Nyan Win said that with a poll date yet to be announced, campaigning has not officially begun and the party is not yet in election mode.
“It’s logical for politicians to try to draw some kind of support or inspiration from what he (Aung San) did,” said Trevor Wilson, an academic at Australian National University and former ambassador to Myanmar.
But he said no single party had “exclusive rights” to the former leader, who is also seen as the father of the country’s powerful army.
Public reverence for Aung San was kept muted under the junta that kept his daughter locked up for the best part of two decades, away from her two sons and dying husband.
But a quasi-civilian regime that came to power in 2011 has ushered in a new era of political openness — although a clause under the junta-era constitution still bars Suu Kyi from the presidency.
Key figures from the ruling party and government have been keen to show that they share the public adoration of Aung San.
“The general is our general. He is our country’s leader… Because I am a retired soldier, I respect him more,” immigration minister Khin Yi told AFP on Thursday in Myanmar’s capital Naypyidaw.
Born in 1915 under British colonial rule, Aung San became leader of nationalist fighters in what was then Burma, joining the Japanese in their 1942 invasion of the country during World War II.

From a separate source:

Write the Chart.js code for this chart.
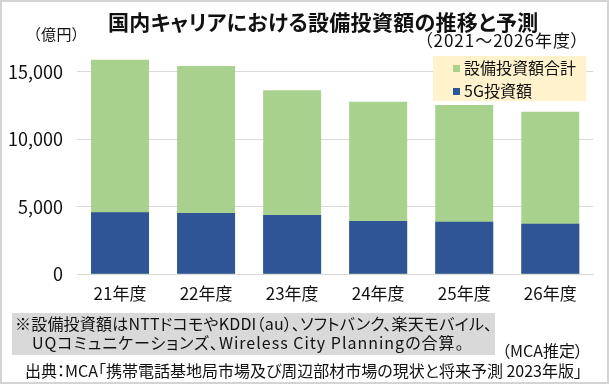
<!DOCTYPE html>
<html lang="ja">
<head>
  <meta charset="UTF-8" />
  <title>国内キャリアにおける設備投資額の推移と予測</title>
  <script src="https://cdn.jsdelivr.net/npm/chart.js"></script>
  <style>
    body { margin: 0; background: #fff; }
    .wrap {
      position: relative;
      width: 609px;
      height: 384px;
      overflow: hidden;
      font-family: "Noto Sans CJK JP", "Noto Sans", sans-serif;
      font-feature-settings: "palt";
      color: #111;
    }
    .wrap canvas { position: absolute; left: 0; top: 0; }
    .frame {
      position: absolute; left: 0; top: 0; right: 0; bottom: 0;
      border: 2px solid #d4d4d4;
      pointer-events: none;
    }
    .txt { position: absolute; white-space: nowrap; line-height: 1; }
    .title { left: 108px; top: 11px; font-size: 21px; font-weight: bold; letter-spacing: 0.3px; }
    .sub { left: 424px; top: 31px; font-size: 17px; letter-spacing: 1px; }
    .unit { left: 33px; top: 26px; font-size: 15px; letter-spacing: 0.5px; }
    .legend {
      position: absolute; left: 433px; top: 56px; width: 153px; height: 45px;
      background: #fff2cc;
    }
    .legend .item { position: absolute; left: 20px; font-size: 16px; line-height: 1; white-space: nowrap; }
    .legend .sw { display: inline-block; width: 7px; height: 7px; margin-right: 4px; vertical-align: 2px; }
    .note {
      position: absolute; left: 12px; top: 313px; width: 483px; height: 42px;
      background: #d9d9d9;
    }
    .note .txt { font-size: 16px; }
    .mca { left: 502px; top: 342px; font-size: 16px; }
    .src { left: 25px; top: 362px; font-size: 16px; }
  </style>
</head>
<body>
  <div class="wrap">
    <canvas id="capexChart" width="609" height="384"></canvas>
    <div class="txt title">国内キャリアにおける設備投資額の推移と予測</div>
    <div class="txt sub">（2021～2026年度）</div>
    <div class="txt unit">（億円）</div>
    <div class="legend">
      <div class="item" style="top:3px"><span class="sw" style="background:#a9d18e"></span>設備投資額合計</div>
      <div class="item" style="top:26px"><span class="sw" style="background:#2f5597"></span>5G投資額</div>
    </div>
    <div class="note">
      <div class="txt" style="left:3px;top:2px;letter-spacing:0.2px">※設備投資額はNTTドコモやKDDI（au）、ソフトバンク、楽天モバイル、</div>
      <div class="txt" style="left:20px;top:21px;letter-spacing:1px">UQコミュニケーションズ、Wireless City Planningの合算。</div>
    </div>
    <div class="txt mca">（MCA推定）</div>
    <div class="txt src">出典：MCA「携帯電話基地局市場及び周辺部材市場の現状と将来予測 2023年版」</div>
    <div class="frame"></div>
  </div>
  <script>
    // values (億円)
    const years = ['21年度', '22年度', '23年度', '24年度', '25年度', '26年度'];
    const totalCapex = [15900, 15450, 13650, 12800, 12550, 12050];
    const capex5G = [4600, 4550, 4400, 3950, 3900, 3750];
    const yTicks = [0, 5000, 10000, 15000];

    const font = "'Noto Sans CJK JP', sans-serif";

    new Chart(document.getElementById('capexChart'), {
      type: 'bar',
      data: {
        labels: years,
        datasets: [
          {
            label: '設備投資額合計',
            data: totalCapex,
            backgroundColor: '#a9d18e',
            order: 1
          },
          {
            label: '5G投資額',
            data: capex5G,
            backgroundColor: '#2f5597',
            order: 0
          }
        ]
      },
      options: {
        responsive: false,
        animation: false,
        devicePixelRatio: 1,
        layout: { padding: { left: 0, right: 15.7, top: 58.5, bottom: 79.7 } },
        datasets: {
          bar: { grouped: false, categoryPercentage: 1, barPercentage: 0.674 }
        },
        plugins: {
          legend: { display: false },
          tooltip: { enabled: false }
        },
        scales: {
          x: {
            afterFit: s => { s.height = 30; },
            grid: { display: false, drawTicks: false },
            border: { color: '#d9d9d9', width: 1 },
            ticks: { color: '#111', padding: 9, maxRotation: 0, font: { family: font, size: 17 } }
          },
          y: {
            min: 0,
            max: 16000,
            afterFit: s => { s.width = 77; },
            afterBuildTicks: s => { s.ticks = yTicks.map(v => ({ value: v })); },
            grid: { color: '#d9d9d9', drawTicks: false },
            border: { display: false },
            ticks: {
              color: '#111',
              padding: 14,
              font: { family: font, size: 18 },
              callback: v => v.toLocaleString('en-US')
            }
          }
        }
      }
    });
  </script>
</body>
</html>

Unhappy with the new occupying force, he later switched allegiance to the Allies, helping the British to return.
The 1947 Panlong Agreement — a deal with ethnic groups and the British that paved the way for independence and promised political autonomy for minority groups — is seen as one of Aung San’s crowning achievements.
But he was killed a few months later, gunned down in a murky assassination plot, and soon after independence in 1948 the country became entangled in a series of long-running civil wars.
Myanmar’s quasi-civilian regime, which took power in 2011 after decades of military rule, has put ending those conflicts at the heart of its reform drive.
But their hopes to sign a comprehensive ceasefire have been undermined by a recent uptick in fighting with a multitude of rebel groups, particularly in the northern Kachin and Shan states.
On Friday, state media said 47 soldiers had been killed in recent clashes with rebels in the Kokang region near the Chinese border, a conflict which had been largely dormant for nearly six years.